── Stored data ──

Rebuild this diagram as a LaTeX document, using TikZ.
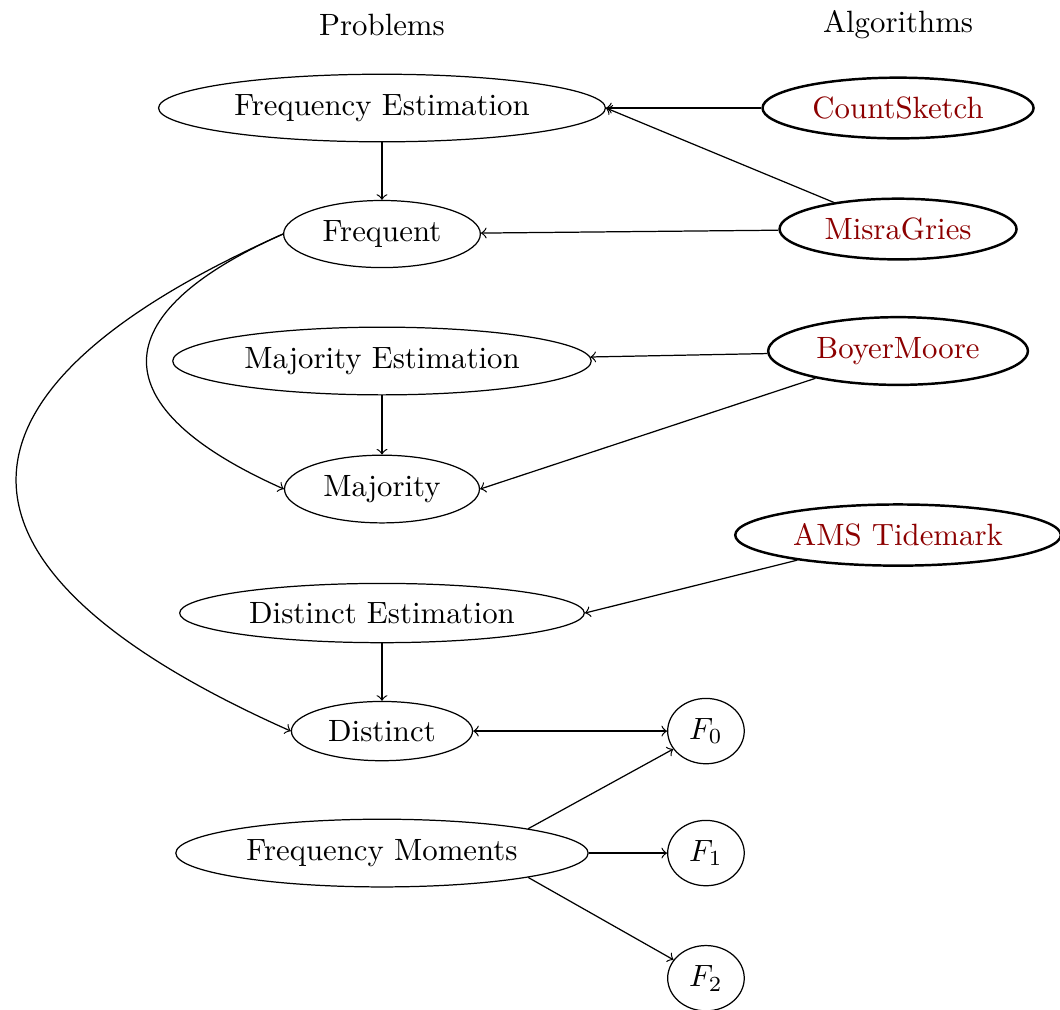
\documentclass[tikz,border=0pt]{standalone}
\usetikzlibrary{shapes.geometric}
\tikzset{
    problem/.style={ellipse, draw},
    algo/.style={ellipse, draw, thick, text=red!55!black},
}

\begin{document}
\begin{tikzpicture}

            \useasboundingbox (-4.359,-10.282) rectangle (7.737,1.2325);

            % Column titles
            \node (probtitle) at (0,0.947) {Problems};
            \node (algotitle) at (5.889,0.947) {Algorithms};

            % Problems
            \node[problem] (freqest) at (0,0) {Frequency Estimation};
            \node[problem] (frequent) at (0,-1.438) {Frequent};
            \node[problem] (majest) at (0,-2.887) {Majority Estimation};
            \node[problem] (majority) at (0,-4.348) {Majority};
            \node[problem] (distest) at (0,-5.763) {Distinct Estimation};
            \node[problem] (distinct) at (0,-7.110) {Distinct};
            \node[problem] (freqmom) at (0,-8.502) {Frequency Moments};

            % Moments
            \node[problem] (f0) at (3.697,-7.110) {$F_0$};
            \node[problem] (f1) at (3.697,-8.502) {$F_1$};
            \node[problem] (f2) at (3.697,-9.930) {$F_2$};

            % Algorithms
            \node[algo] (countsketch) at (5.889,0) {CountSketch};
            \node[algo] (misragries) at (5.889,-1.381) {MisraGries};
            \node[algo] (boyermoore) at (5.889,-2.773) {BoyerMoore};
            \node[algo] (ams) at (5.889,-4.873) {AMS Tidemark};

            % Reductions
            \draw[->] (freqest) -- (frequent);
            \draw[->] (majest) -- (majority);
            \draw[->] (distest) -- (distinct);
            \draw[->] (frequent.west) to[out=204, in=156, looseness=2] (majority.west);
            \draw[->] (frequent.west) to[out=204, in=156, looseness=2.03] (distinct.west);
            \draw[<->] (distinct) -- (f0);
            \draw[->] (freqmom.north east) -- (f0);
            \draw[->] (freqmom) -- (f1);
            \draw[->] (freqmom.south east) -- (f2);

            % Solves
            \draw[->] (countsketch) -- (freqest.east);
            \draw[->] (misragries) -- (freqest.east);
            \draw[->] (misragries) -- (frequent);
            \draw[->] (boyermoore) -- (majest);
            \draw[->] (boyermoore) -- (majority.east);
            \draw[->] (ams) -- (distest.east);

        \end{tikzpicture}
\end{document}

───

◆ **What the task requires**: From the material above, copy everything exactly but the pictures.

◆ **Task answer**:
Rebuild this diagram as a LaTeX document, using TikZ.
\documentclass[tikz,border=0pt]{standalone}
\usetikzlibrary{shapes.geometric}
\tikzset{
    problem/.style={ellipse, draw},
    algo/.style={ellipse, draw, thick, text=red!55!black},
}

\begin{document}
\begin{tikzpicture}

            \useasboundingbox (-4.359,-10.282) rectangle (7.737,1.2325);

            % Column titles
            \node (probtitle) at (0,0.947) {Problems};
            \node (algotitle) at (5.889,0.947) {Algorithms};

            % Problems
            \node[problem] (freqest) at (0,0) {Frequency Estimation};
            \node[problem] (frequent) at (0,-1.438) {Frequent};
            \node[problem] (majest) at (0,-2.887) {Majority Estimation};
            \node[problem] (majority) at (0,-4.348) {Majority};
            \node[problem] (distest) at (0,-5.763) {Distinct Estimation};
            \node[problem] (distinct) at (0,-7.110) {Distinct};
            \node[problem] (freqmom) at (0,-8.502) {Frequency Moments};

            % Moments
            \node[problem] (f0) at (3.697,-7.110) {$F_0$};
            \node[problem] (f1) at (3.697,-8.502) {$F_1$};
            \node[problem] (f2) at (3.697,-9.930) {$F_2$};

            % Algorithms
            \node[algo] (countsketch) at (5.889,0) {CountSketch};
            \node[algo] (misragries) at (5.889,-1.381) {MisraGries};
            \node[algo] (boyermoore) at (5.889,-2.773) {BoyerMoore};
            \node[algo] (ams) at (5.889,-4.873) {AMS Tidemark};

            % Reductions
            \draw[->] (freqest) -- (frequent);
            \draw[->] (majest) -- (majority);
            \draw[->] (distest) -- (distinct);
            \draw[->] (frequent.west) to[out=204, in=156, looseness=2] (majority.west);
            \draw[->] (frequent.west) to[out=204, in=156, looseness=2.03] (distinct.west);
            \draw[<->] (distinct) -- (f0);
            \draw[->] (freqmom.north east) -- (f0);
            \draw[->] (freqmom) -- (f1);
            \draw[->] (freqmom.south east) -- (f2);

            % Solves
            \draw[->] (countsketch) -- (freqest.east);
            \draw[->] (misragries) -- (freqest.east);
            \draw[->] (misragries) -- (frequent);
            \draw[->] (boyermoore) -- (majest);
            \draw[->] (boyermoore) -- (majority.east);
            \draw[->] (ams) -- (distest.east);

        \end{tikzpicture}
\end{document}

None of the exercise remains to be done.